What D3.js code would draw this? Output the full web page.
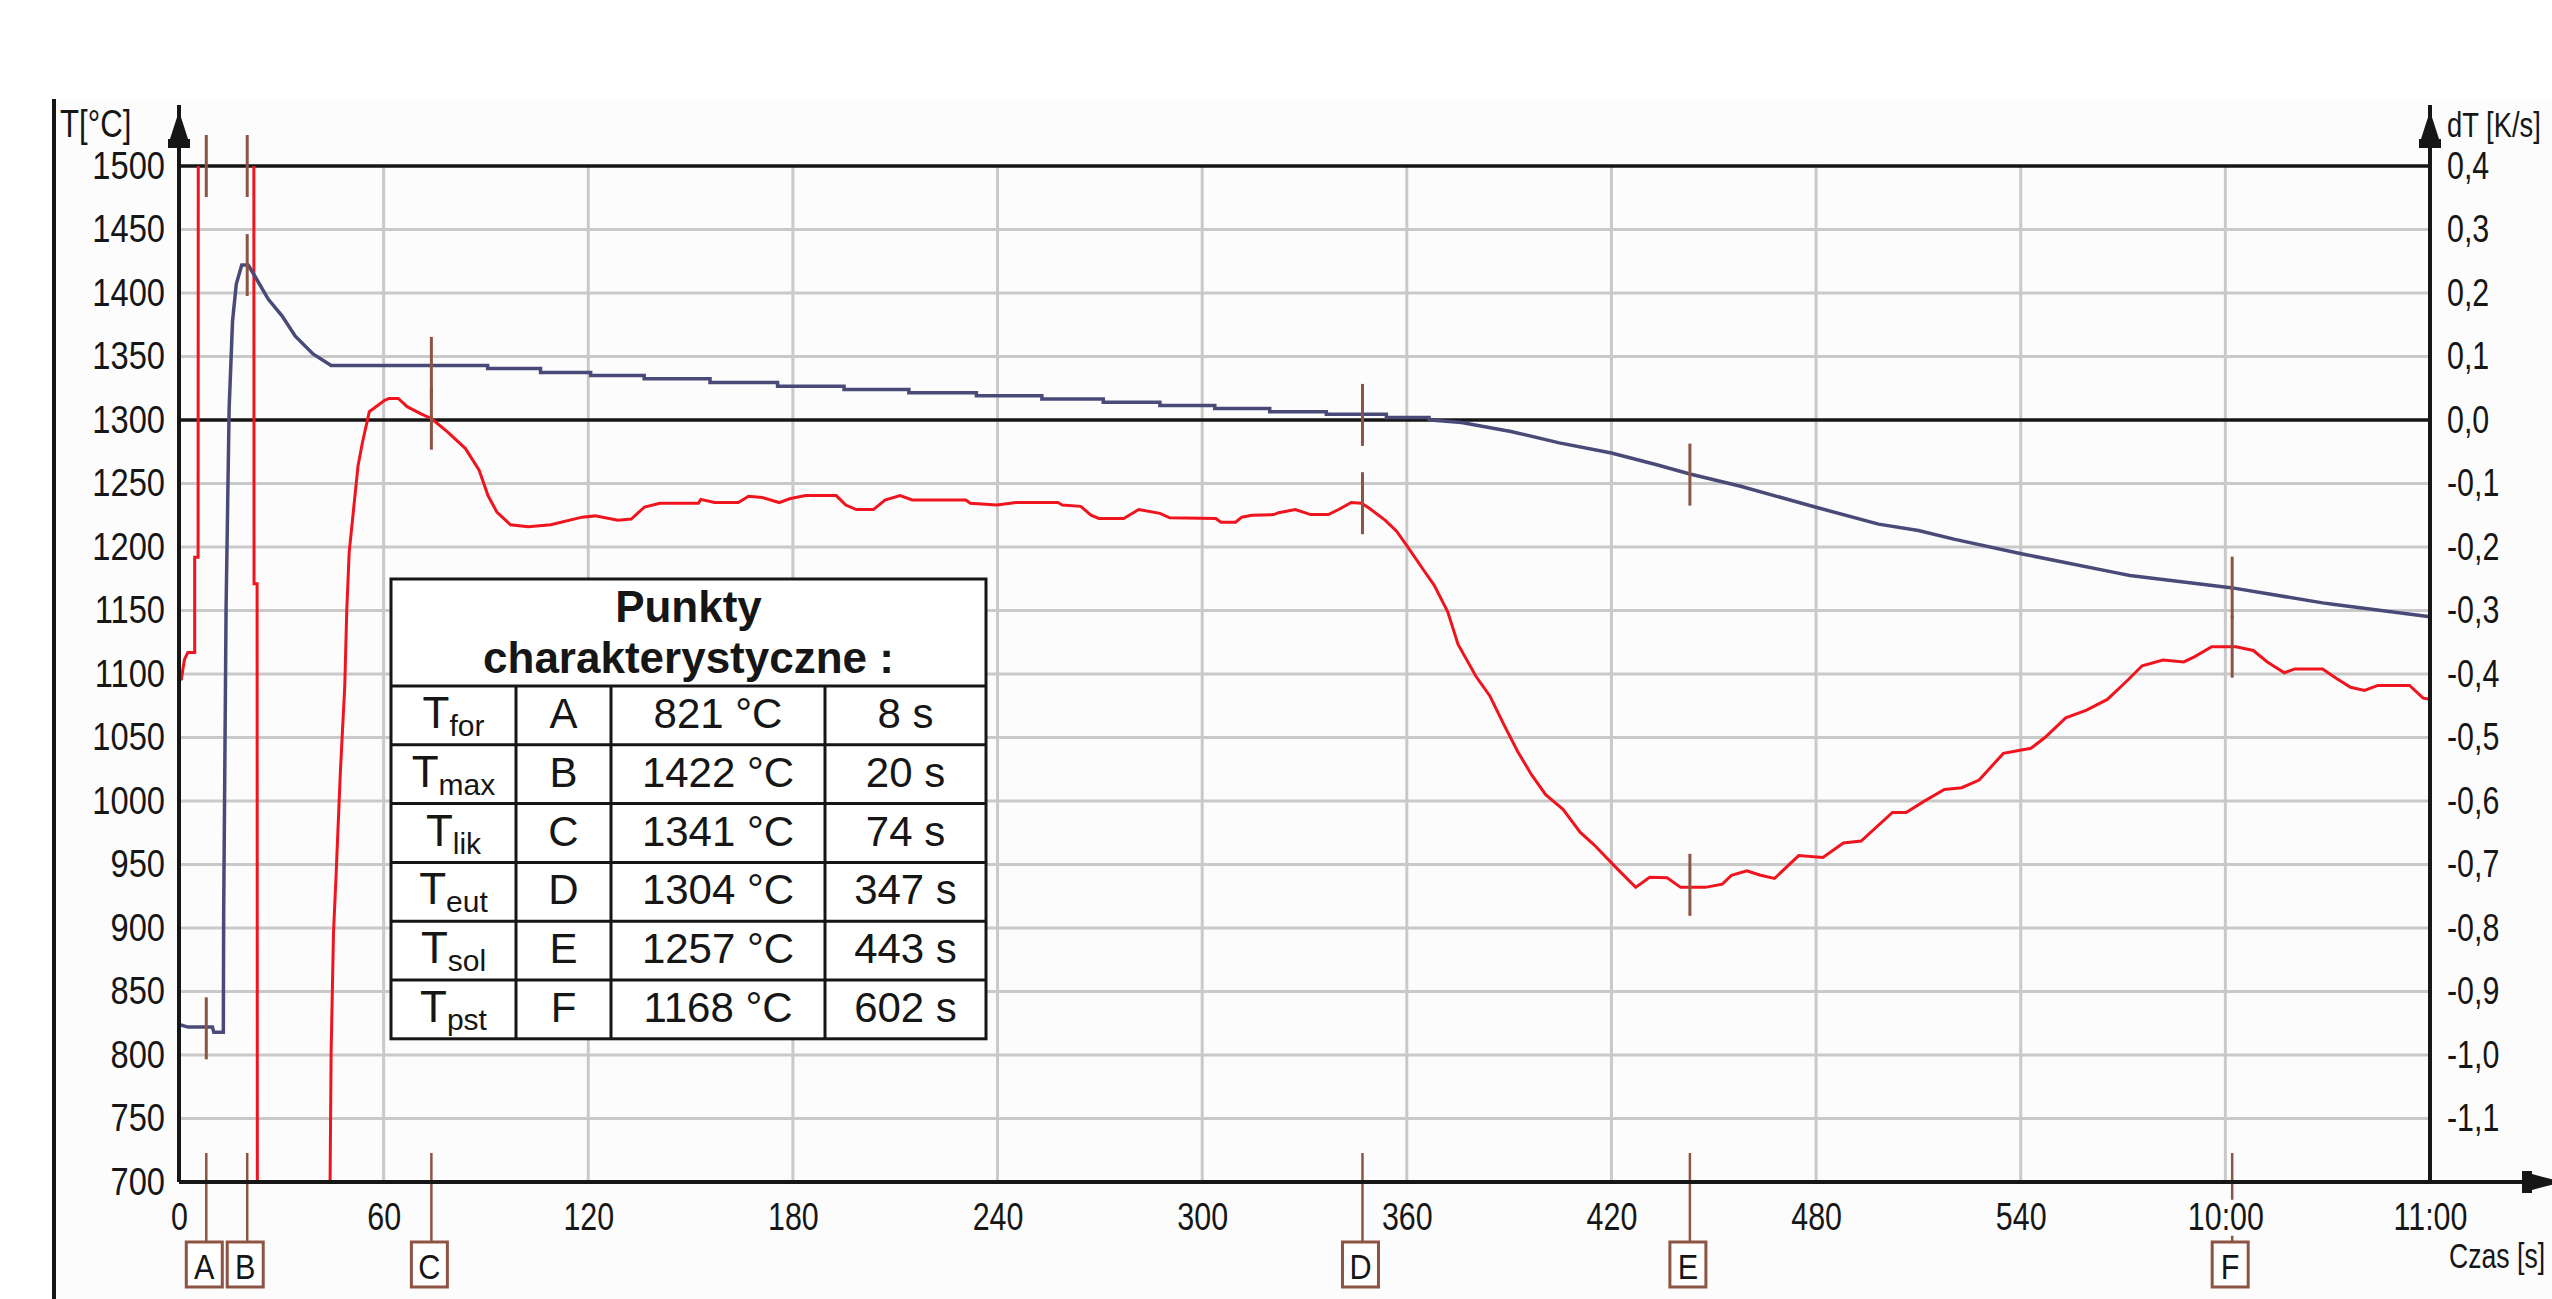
<!DOCTYPE html>
<html><head><meta charset="utf-8">
<script src="https://cdn.jsdelivr.net/npm/d3@7"></script>
<style>html,body{margin:0;padding:0;background:#fff;overflow:hidden}svg{display:block}</style>
</head><body>
<svg id="c" width="2552" height="1299"></svg>
<script>
// ---------- DATA ----------
// Temperature curve T [°C] vs time [s]
const timeT = [0,2.6,9.8,10.2,13.0,13.1,13.8,14.7,15.7,16.8,18.4,20.3,22.3,26.2,30.2,34.1,39.3,44.6,
  90.5,90.5,106,106,120.7,120.7,136.4,136.4,155.7,155.7,175.5,175.5,195,195,214,214,233.8,233.8,
  253,253,271,271,287.6,287.6,303.7,303.7,319.8,319.8,336.4,336.4,354,354,366.5,366.5,
  376,390.5,404.7,420,433,443,457.6,479.7,498.3,510,520.7,540.5,567.4,572,601.6,628.5,631.5,660];
const tempT = [824,822,822,818,818,913,1151,1309,1378,1407,1422,1422,1413,1395,1382,1366,1352,1343,
  1343,1340.5,1340.5,1337.5,1337.5,1335,1335,1332.5,1332.5,1329.5,1329.5,1326.5,1326.5,1324,1324,1321.5,1321.5,1319,
  1319,1316.5,1316.5,1314,1314,1311.5,1311.5,1309,1309,1306.5,1306.5,1304.5,1304.5,1302,1302,1300,
  1298,1291,1282,1274,1265,1257.5,1248,1231.5,1218,1213,1206,1194.5,1180,1177.5,1168,1156,1155,1145];
// Derivative curve dT [K/s] vs time [s]  (values beyond the scale run off the plot)
const timeDT = [0,0.7,1.6,2.6,4.6,4.6,5.6,5.7,21.9,22.0,22.9,23.0,44.2,44.3,44.6,45.3,46.0,47.3,48.6,49.2,49.9,
  51.2,52.5,53.8,55.8,60.3,61.6,64.3,66.9,70.8,74.1,78.8,84,88,90.6,93.2,97.2,102.4,109,118.2,122,128.7,132.6,
  136.5,141,152.3,153,157,164,167,171,176,179,183.7,192.7,195.5,198.6,203.6,207,211.4,215,230.7,232,239.8,
  245.4,257.7,259,264.4,267.4,269.7,277,281.4,287.6,290.5,304,305.5,309.8,311.6,314.6,321,322.4,327.3,331.8,
  337,340,343.7,346.7,349,353.7,357,360,365,368,372,375,380.3,384.4,388.5,392.5,396.6,400.7,405.8,410.8,
  414.9,421,427.1,431.2,436.3,440.3,447.5,452.5,455.2,459.7,463.7,467.8,474.9,482,488,493.2,502.4,506.4,
  511.5,517.6,522.7,527.8,534.9,543,547.1,553.2,559.3,565.4,571.5,575.6,581.7,587.8,590.9,596,603.1,608.2,
  612.3,617.3,620.4,628.5,632.6,636.7,640.8,644.7,654,658,660];
const rateDT = [-0.41,-0.408,-0.377,-0.366,-0.366,-0.216,-0.216,1.0,1.0,-0.258,-0.258,-1.6,-1.6,-1.2,-0.996,-0.807,-0.724,-0.556,-0.419,-0.298,-0.208,
  -0.14,-0.072,-0.035,0.013,0.031,0.034,0.034,0.021,0.010,0.002,-0.019,-0.045,-0.079,-0.119,-0.145,-0.165,-0.168,-0.165,-0.153,-0.151,-0.158,-0.156,
  -0.137,-0.131,-0.131,-0.125,-0.130,-0.130,-0.120,-0.122,-0.130,-0.124,-0.119,-0.119,-0.134,-0.141,-0.141,-0.126,-0.119,-0.126,-0.126,-0.131,-0.134,
  -0.130,-0.130,-0.134,-0.136,-0.150,-0.155,-0.155,-0.141,-0.147,-0.154,-0.155,-0.161,-0.161,-0.153,-0.150,-0.149,-0.146,-0.141,-0.149,
  -0.149,-0.141,-0.130,-0.131,-0.139,-0.158,-0.175,-0.198,-0.237,-0.260,-0.302,-0.353,-0.404,-0.435,-0.480,-0.522,-0.559,-0.590,-0.613,-0.649,
  -0.669,-0.703,-0.736,-0.720,-0.721,-0.736,-0.736,-0.731,-0.717,-0.710,-0.717,-0.722,-0.686,-0.689,-0.666,-0.663,-0.618,-0.618,
  -0.601,-0.582,-0.579,-0.567,-0.525,-0.517,-0.500,-0.469,-0.457,-0.440,-0.409,-0.387,-0.378,-0.381,-0.373,-0.357,-0.357,-0.363,
  -0.381,-0.398,-0.392,-0.392,-0.407,-0.421,-0.426,-0.418,-0.418,-0.438,-0.44];

// Axis ticks
const xTickValues = [0,60,120,180,240,300,360,420,480,540,600,660];
const xTickLabels = ["0","60","120","180","240","300","360","420","480","540","10:00","11:00"];
const yTickValuesT = [700,750,800,850,900,950,1000,1050,1100,1150,1200,1250,1300,1350,1400,1450,1500];
const yTickLabelsT = ["700","750","800","850","900","950","1000","1050","1100","1150","1200","1250","1300","1350","1400","1450","1500"];
const yTickValuesDT = [0.4,0.3,0.2,0.1,0.0,-0.1,-0.2,-0.3,-0.4,-0.5,-0.6,-0.7,-0.8,-0.9,-1.0,-1.1];
const yTickLabelsDT = ["0,4","0,3","0,2","0,1","0,0","-0,1","-0,2","-0,3","-0,4","-0,5","-0,6","-0,7","-0,8","-0,9","-1,0","-1,1"];

// Characteristic points
const markerNames = ["A","B","C","D","E","F"];
const markerTimes = [8,20,74,347,443,602];
const markerTemps = [821,1422,1341,1304,1257,1168];
const markerRates = [0.4,0.4,0.002,-0.131,-0.732,-0.357]; // A,B: derivative off-scale (top edge)
const markerSubs  = ["for","max","lik","eut","sol","pst"];
const tableTitle  = ["Punkty","charakterystyczne :"];

// ---------- DRAWING ----------
const W=2552,H=1299;
const FONT="'Liberation Sans', Arial, Helvetica, sans-serif";
const BLUE="#4a4a78", RED="#f0141e", BROWN="#8e5443", GRID="#c9c9c9", INK="#161616", BG="#fcfcfc";
const svg=d3.select("#c");

const x = d3.scaleLinear().domain([0,660]).range([179,2430]);
const yT = d3.scaleLinear().domain([700,1500]).range([1182,166]);
const yD = d3.scaleLinear().domain([-1.2,0.4]).range([1182,166]);

svg.append("rect").attr("width",W).attr("height",H).attr("fill","#fff");
svg.append("rect").attr("x",54).attr("y",99).attr("width",W-54).attr("height",H-99).attr("fill",BG);
svg.append("line").attr("x1",54).attr("x2",54).attr("y1",99).attr("y2",H).attr("stroke",INK).attr("stroke-width",4);

// grid
svg.append("g").selectAll("line").data(yTickValuesT.filter(v=>v>700&&v<1500&&v!==1300)).join("line")
  .attr("x1",x(0)).attr("x2",x(660)).attr("y1",d=>yT(d)).attr("y2",d=>yT(d))
  .attr("stroke",GRID).attr("stroke-width",3);
svg.append("g").selectAll("line").data(xTickValues.filter(v=>v>0&&v<660)).join("line")
  .attr("x1",d=>x(d)).attr("x2",d=>x(d)).attr("y1",yT(1500)).attr("y2",yT(700))
  .attr("stroke",GRID).attr("stroke-width",3);
// black reference lines: top and dT = 0
[yT(1500), yD(0)].forEach(yy=>{
  svg.append("line").attr("x1",x(0)).attr("x2",x(660)).attr("y1",yy).attr("y2",yy).attr("stroke",INK).attr("stroke-width",3.5);
});

// curves
svg.append("clipPath").attr("id","plot").append("rect")
  .attr("x",x(0)).attr("y",yT(1500)).attr("width",x(660)-x(0)).attr("height",yT(700)-yT(1500));
const lineT = d3.line().x(d=>x(d[0])).y(d=>yT(d[1]));
const lineD = d3.line().x(d=>x(d[0])).y(d=>yD(d[1]));
const gC = svg.append("g").attr("clip-path","url(#plot)");
gC.append("path").datum(d3.zip(timeDT,rateDT)).attr("d",lineD).attr("fill","none").attr("stroke",RED).attr("stroke-width",3).attr("stroke-linejoin","miter");
gC.append("path").datum(d3.zip(timeT,tempT)).attr("d",lineT).attr("fill","none").attr("stroke",BLUE).attr("stroke-width",3.5);

// marker ticks
const half=31;
const gM = svg.append("g").attr("stroke",BROWN).attr("stroke-width",3);
markerTimes.forEach((t,i)=>{
  const mx=x(t);
  const yt=yT(markerTemps[i]);
  const yd=yD(Math.max(-1.2,Math.min(0.4,markerRates[i])));
  gM.append("line").attr("x1",mx).attr("x2",mx).attr("y1",yt-half).attr("y2",yt+half);
  gM.append("line").attr("x1",mx).attr("x2",mx).attr("y1",yd-half).attr("y2",yd+half);
  gM.append("line").attr("x1",mx).attr("x2",mx).attr("y1",yT(700)-29).attr("y2",1242).attr("stroke-width",2.5);
});

// axes lines and arrows
svg.append("line").attr("x1",x(0)).attr("x2",x(0)).attr("y1",105).attr("y2",yT(700)).attr("stroke",INK).attr("stroke-width",4);
svg.append("line").attr("x1",x(660)).attr("x2",x(660)).attr("y1",105).attr("y2",yT(700)).attr("stroke",INK).attr("stroke-width",4);
svg.append("line").attr("x1",x(0)).attr("x2",W).attr("y1",yT(700)).attr("y2",yT(700)).attr("stroke",INK).attr("stroke-width",4);
function upArrow(cx){
  svg.append("polygon").attr("points",[[cx,111],[cx+9,139],[cx+11,139],[cx+11,148],[cx-11,148],[cx-11,139],[cx-9,139]].join(" ")).attr("fill",INK);
}
upArrow(x(0)); upArrow(x(660));
const ay=yT(700);
svg.append("polygon").attr("points",[[2522,ay-11],[2532,ay-11],[2532,ay-8],[2562,ay],[2532,ay+8],[2532,ay+11],[2522,ay+11]].join(" ")).attr("fill",INK);

// axis labels
function styleText(sel,sx){
  sel.attr("font-size",38).attr("font-family",FONT).attr("fill",INK).attr("transform",`scale(${sx},1)`);
}
const sxL=0.86, sxR=0.8, sxB=0.8;
const gL = svg.append("g").attr("transform",`translate(${x(0)},0)`)
  .call(d3.axisLeft(yT).tickValues(yTickValuesT).tickFormat((d,i)=>yTickLabelsT[i]).tickSize(0).tickPadding(14/sxL));
gL.select(".domain").remove(); styleText(gL.selectAll("text"),sxL);
const gR = svg.append("g").attr("transform",`translate(${x(660)},0)`)
  .call(d3.axisRight(yD).tickValues(yTickValuesDT).tickFormat((d,i)=>yTickLabelsDT[i]).tickSize(0).tickPadding(17/sxR));
gR.select(".domain").remove(); styleText(gR.selectAll("text"),sxR);
const gB = svg.append("g").attr("transform",`translate(0,${yT(700)})`)
  .call(d3.axisBottom(x).tickValues(xTickValues).tickFormat((d,i)=>xTickLabels[i]).tickSize(0).tickPadding(21));
gB.select(".domain").remove(); styleText(gB.selectAll("text"),sxB);
gB.selectAll(".tick").each(function(){
  const t=d3.select(this).select("text"); const b=t.node().getBBox();
  d3.select(this).insert("rect","text").attr("x",b.x*sxB-3).attr("y",b.y+4).attr("width",b.width*sxB+6).attr("height",b.height-6).attr("fill",BG);
});

function label(txt,px,py,sx,fs,anchor){
  svg.append("text").attr("transform",`translate(${px},${py}) scale(${sx},1)`).attr("text-anchor",anchor||"start")
    .attr("font-size",fs).attr("font-family",FONT).attr("fill",INK).text(txt);
}
label("T[°C]",60,137,0.82,38);
label("dT [K/s]",2447,137,0.76,36);
label("Czas [s]",2449,1268,0.74,36);

// marker boxes at bottom
markerTimes.forEach((t,i)=>{
  const mx=x(t)-2;
  svg.append("rect").attr("x",mx-18).attr("y",1242).attr("width",36).attr("height",45).attr("fill","#fff").attr("stroke",BROWN).attr("stroke-width",3);
  svg.append("text").attr("transform",`translate(${mx},1279) scale(0.85,1)`).attr("text-anchor","middle")
    .attr("font-size",36).attr("font-family",FONT).attr("fill",INK).text(markerNames[i]);
});

// table
const tx0=391, tx1=986, ty0=579, tHead=686, rowH=58.8;
const cols=[391,516,611,825,986];
const gTab = svg.append("g");
gTab.append("rect").attr("x",tx0).attr("y",ty0).attr("width",tx1-tx0).attr("height",tHead+6*rowH-ty0).attr("fill","#fff").attr("stroke",INK).attr("stroke-width",3);
for(let i=0;i<6;i++){
  const yy=tHead+i*rowH;
  gTab.append("line").attr("x1",tx0).attr("x2",tx1).attr("y1",yy).attr("y2",yy).attr("stroke",INK).attr("stroke-width",3);
}
cols.slice(1,4).forEach(cx=>gTab.append("line").attr("x1",cx).attr("x2",cx).attr("y1",tHead).attr("y2",tHead+6*rowH).attr("stroke",INK).attr("stroke-width",3));
gTab.append("text").attr("x",(tx0+tx1)/2).attr("y",622).attr("text-anchor","middle").attr("font-family",FONT).attr("font-weight","bold").attr("font-size",44).attr("fill",INK).text(tableTitle[0]);
gTab.append("text").attr("x",(tx0+tx1)/2).attr("y",673).attr("text-anchor","middle").attr("font-family",FONT).attr("font-weight","bold").attr("font-size",44).attr("fill",INK).text(tableTitle[1]);
markerNames.forEach((n,i)=>{
  const base=tHead+i*rowH+42;
  const t1=gTab.append("text").attr("x",(cols[0]+cols[1])/2).attr("y",base).attr("text-anchor","middle").attr("font-family",FONT).attr("fill",INK).attr("font-size",44);
  t1.append("tspan").text("T");
  t1.append("tspan").attr("font-size",30).attr("dy",8).text(markerSubs[i]);
  gTab.append("text").attr("x",(cols[1]+cols[2])/2).attr("y",base).attr("text-anchor","middle").attr("font-family",FONT).attr("fill",INK).attr("font-size",42).text(n);
  gTab.append("text").attr("x",(cols[2]+cols[3])/2).attr("y",base).attr("text-anchor","middle").attr("font-family",FONT).attr("fill",INK).attr("font-size",42).text(`${markerTemps[i]} °C`);
  gTab.append("text").attr("x",(cols[3]+cols[4])/2).attr("y",base).attr("text-anchor","middle").attr("font-family",FONT).attr("fill",INK).attr("font-size",42).text(`${markerTimes[i]} s`);
});
</script>
</body></html>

· · ·

* **STATED EXERCISE**
Pick out all the lines with the word "this" in them and copy them.

* **TASK RESPONSE**
What D3.js code would draw this? Output the full web page.
  const t=d3.select(this).select("text"); const b=t.node().getBBox();
  d3.select(this).insert("rect","text").attr("x",b.x*sxB-3).attr("y",b.y+4).attr("width",b.width*sxB+6).attr("height",b.height-6).attr("fill",BG);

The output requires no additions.